The HLLB signature is typically determined from the data shown in FIG. 1(a). In FIG. 1(a), the data points represent the values of the measured loop gains for each of the amplifier pairs in the sequence in which the amplifier pairs are encountered along the transmission path. That is, the first data point represents the loop gain from the LME to the first amplifier pair and the second data point represents the gain from the LME to the second amplifier pair, and so on. Curve 10 represents the baseline behavior and curve 12 represents data obtained during routine measurement. The difference between curves 10 and 12, shown in FIG. 1(b), is a visual representation of the signature of the gain measurement.

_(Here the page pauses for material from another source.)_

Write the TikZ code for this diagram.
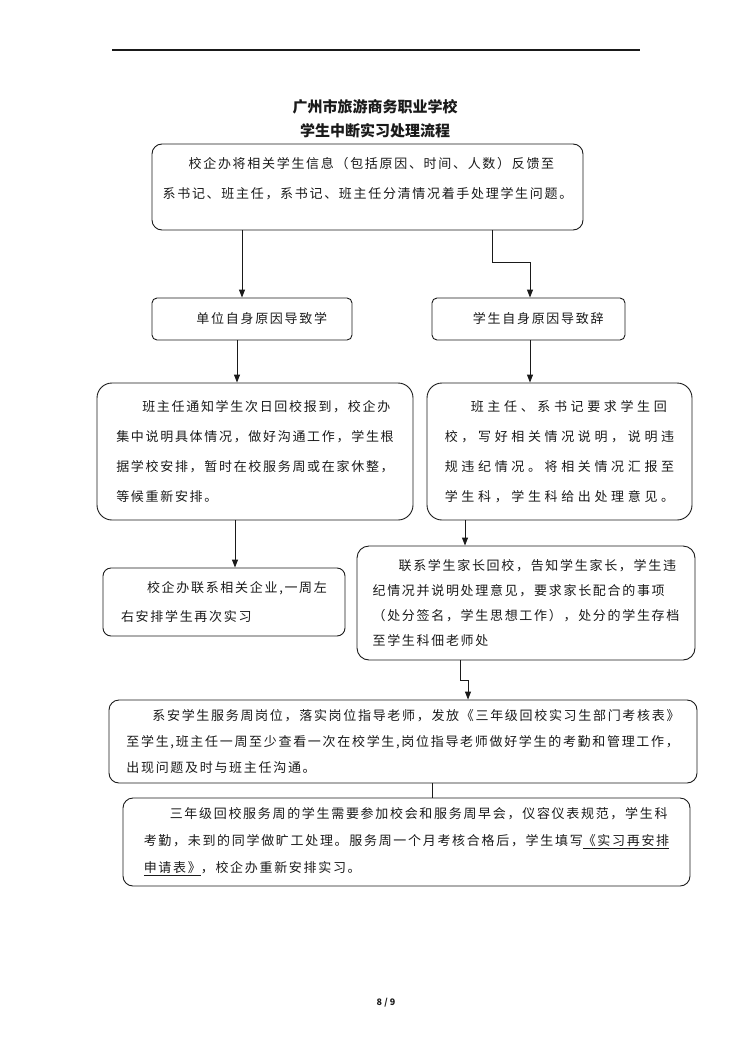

An ideal signature is a straight horizontal line running through a gain change of 0 dB, indicating that all the loop gain measurements from the amplifier pairs agree exactly with the pre-established baseline. Any deviation from such a signature is indicative of abnormal system operation, which is caused by a primary (critical) fault that stops transmission, such as a cable break, and possibly secondary (non-critical) faults that only degrade system performance, such as a decrease in amplifier gain. The particular nature of the fault in the communications system can often be determined from its signature. For example, a failure of one of the pump lasers driving an optical amplifier pair is characterized by a gain increase followed by a gain decrease that spans approximately six amplifier pairs.
Loop gain signatures are conventionally identified by visual inspection. That is, the nature of a fault is determined by visually comparing the measured signatures against a series of predetermined "library" signatures for which faults have been identified. The "library" signature that best matches the measured signature presumably defines the fault.
It would be advantageous to automate the process of identifying system faults from their loop gain signatures to assist the system operator in locating line faults and degradations which may lead to preemptive repair activity.